Quote the whole listing word for word. Do not include the pictures.

> _SOURCE EXCERPT_
=====
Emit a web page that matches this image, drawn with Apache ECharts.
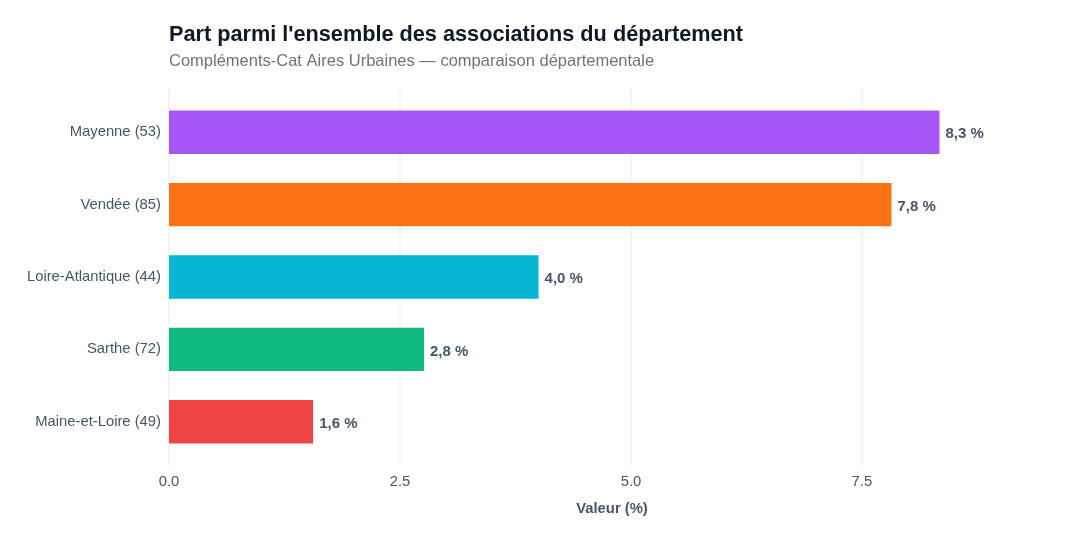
<!DOCTYPE html>
<html>
<head>
<meta charset="utf-8">
<script src="https://cdn.jsdelivr.net/npm/echarts@6/dist/echarts.min.js"></script>
<style>
  html, body { margin: 0; padding: 0; background: #fff; }
  #chart { width: 1080px; height: 540px; }
</style>
</head>
<body>
<div id="chart"></div>
<script>
var departements = ['Mayenne (53)', 'Vendée (85)', 'Loire-Atlantique (44)', 'Sarthe (72)', 'Maine-et-Loire (49)'];
var valeurs = [8.34, 7.82, 4.0, 2.76, 1.56];
var couleurs = ['#a855f7', '#f97316', '#06b6d4', '#10b981', '#ef4444'];
var xMax = 9.59;

var myChart = echarts.init(document.getElementById('chart'));
var police = 'Liberation Sans, Arial, sans-serif';

option = {
	animation : false,
	textStyle : { fontFamily : police },
	title : {
		text : "Part parmi l'ensemble des associations du département",
		subtext : 'Compléments-Cat Aires Urbaines — comparaison départementale',
		left : 164,
		top : 19,
		itemGap : 7,
		textStyle : { fontSize : 21.7, fontWeight : 'bold', color : '#111827', fontFamily : police },
		subtextStyle : { fontSize : 16.5, color : '#6b7280', fontFamily : police }
	},
	grid : [
		// grille de fond pour les lignes verticales
		{ left : 169, right : 25, top : 89, bottom : 75 },
		// grille des barres
		{ left : 169, right : 25, top : 96, bottom : 82 }
	],
	xAxis : [ {
		gridIndex : 0,
		type : 'value',
		min : 0,
		max : xMax,
		interval : 2.5,
		axisLine : { show : false },
		axisTick : { show : false },
		axisLabel : { show : false },
		splitLine : { show : true, showMaxLine : false, lineStyle : { color : '#eef0f4', width : 1.5 } }
	}, {
		gridIndex : 1,
		type : 'value',
		min : 0,
		max : xMax,
		interval : 2.5,
		name : 'Valeur (%)',
		nameLocation : 'middle',
		nameGap : 43,
		nameTextStyle : { fontSize : 14.8, fontWeight : 'bold', color : '#475569' },
		axisLine : { show : false },
		axisTick : { show : false },
		splitLine : { show : false },
		axisLabel : {
			margin : 16,
			fontSize : 14.8,
			color : '#475569',
			showMaxLabel : false,
			formatter : function (v) { return v.toFixed(1); }
		}
	} ],
	yAxis : [ {
		gridIndex : 0,
		type : 'category',
		data : departements,
		show : false
	}, {
		gridIndex : 1,
		type : 'category',
		inverse : true,
		data : departements,
		axisLine : { show : false },
		axisTick : { show : false },
		axisLabel : { fontSize : 14.8, color : '#475569', margin : 8, padding : [3, 0, 0, 0] }
	} ],
	series : [ {
		type : 'bar',
		xAxisIndex : 1,
		yAxisIndex : 1,
		barWidth : '60%',
		data : valeurs.map(function (v, i) {
			return { value : v, itemStyle : { color : couleurs[i] } };
		}),
		label : {
			show : true,
			position : 'right',
			distance : 6,
			offset : [0, 2],
			fontSize : 15,
			fontWeight : 'bold',
			color : '#475569',
			formatter : function (p) { return p.value.toFixed(1).replace('.', ',') + ' %'; }
		}
	} ]
};
myChart.setOption(option);
</script>
</body>
</html>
=====
> _EXERCISE RESULT_
Emit a web page that matches this image, drawn with Apache ECharts.
<!DOCTYPE html>
<html>
<head>
<meta charset="utf-8">
<script src="https://cdn.jsdelivr.net/npm/echarts@6/dist/echarts.min.js"></script>
<style>
  html, body { margin: 0; padding: 0; background: #fff; }
  #chart { width: 1080px; height: 540px; }
</style>
</head>
<body>
<div id="chart"></div>
<script>
var departements = ['Mayenne (53)', 'Vendée (85)', 'Loire-Atlantique (44)', 'Sarthe (72)', 'Maine-et-Loire (49)'];
var valeurs = [8.34, 7.82, 4.0, 2.76, 1.56];
var couleurs = ['#a855f7', '#f97316', '#06b6d4', '#10b981', '#ef4444'];
var xMax = 9.59;

var myChart = echarts.init(document.getElementById('chart'));
var police = 'Liberation Sans, Arial, sans-serif';

option = {
	animation : false,
	textStyle : { fontFamily : police },
	title : {
		text : "Part parmi l'ensemble des associations du département",
		subtext : 'Compléments-Cat Aires Urbaines — comparaison départementale',
		left : 164,
		top : 19,
		itemGap : 7,
		textStyle : { fontSize : 21.7, fontWeight : 'bold', color : '#111827', fontFamily : police },
		subtextStyle : { fontSize : 16.5, color : '#6b7280', fontFamily : police }
	},
	grid : [
		// grille de fond pour les lignes verticales
		{ left : 169, right : 25, top : 89, bottom : 75 },
		// grille des barres
		{ left : 169, right : 25, top : 96, bottom : 82 }
	],
	xAxis : [ {
		gridIndex : 0,
		type : 'value',
		min : 0,
		max : xMax,
		interval : 2.5,
		axisLine : { show : false },
		axisTick : { show : false },
		axisLabel : { show : false },
		splitLine : { show : true, showMaxLine : false, lineStyle : { color : '#eef0f4', width : 1.5 } }
	}, {
		gridIndex : 1,
		type : 'value',
		min : 0,
		max : xMax,
		interval : 2.5,
		name : 'Valeur (%)',
		nameLocation : 'middle',
		nameGap : 43,
		nameTextStyle : { fontSize : 14.8, fontWeight : 'bold', color : '#475569' },
		axisLine : { show : false },
		axisTick : { show : false },
		splitLine : { show : false },
		axisLabel : {
			margin : 16,
			fontSize : 14.8,
			color : '#475569',
			showMaxLabel : false,
			formatter : function (v) { return v.toFixed(1); }
		}
	} ],
	yAxis : [ {
		gridIndex : 0,
		type : 'category',
		data : departements,
		show : false
	}, {
		gridIndex : 1,
		type : 'category',
		inverse : true,
		data : departements,
		axisLine : { show : false },
		axisTick : { show : false },
		axisLabel : { fontSize : 14.8, color : '#475569', margin : 8, padding : [3, 0, 0, 0] }
	} ],
	series : [ {
		type : 'bar',
		xAxisIndex : 1,
		yAxisIndex : 1,
		barWidth : '60%',
		data : valeurs.map(function (v, i) {
			return { value : v, itemStyle : { color : couleurs[i] } };
		}),
		label : {
			show : true,
			position : 'right',
			distance : 6,
			offset : [0, 2],
			fontSize : 15,
			fontWeight : 'bold',
			color : '#475569',
			formatter : function (p) { return p.value.toFixed(1).replace('.', ',') + ' %'; }
		}
	} ]
};
myChart.setOption(option);
</script>
</body>
</html>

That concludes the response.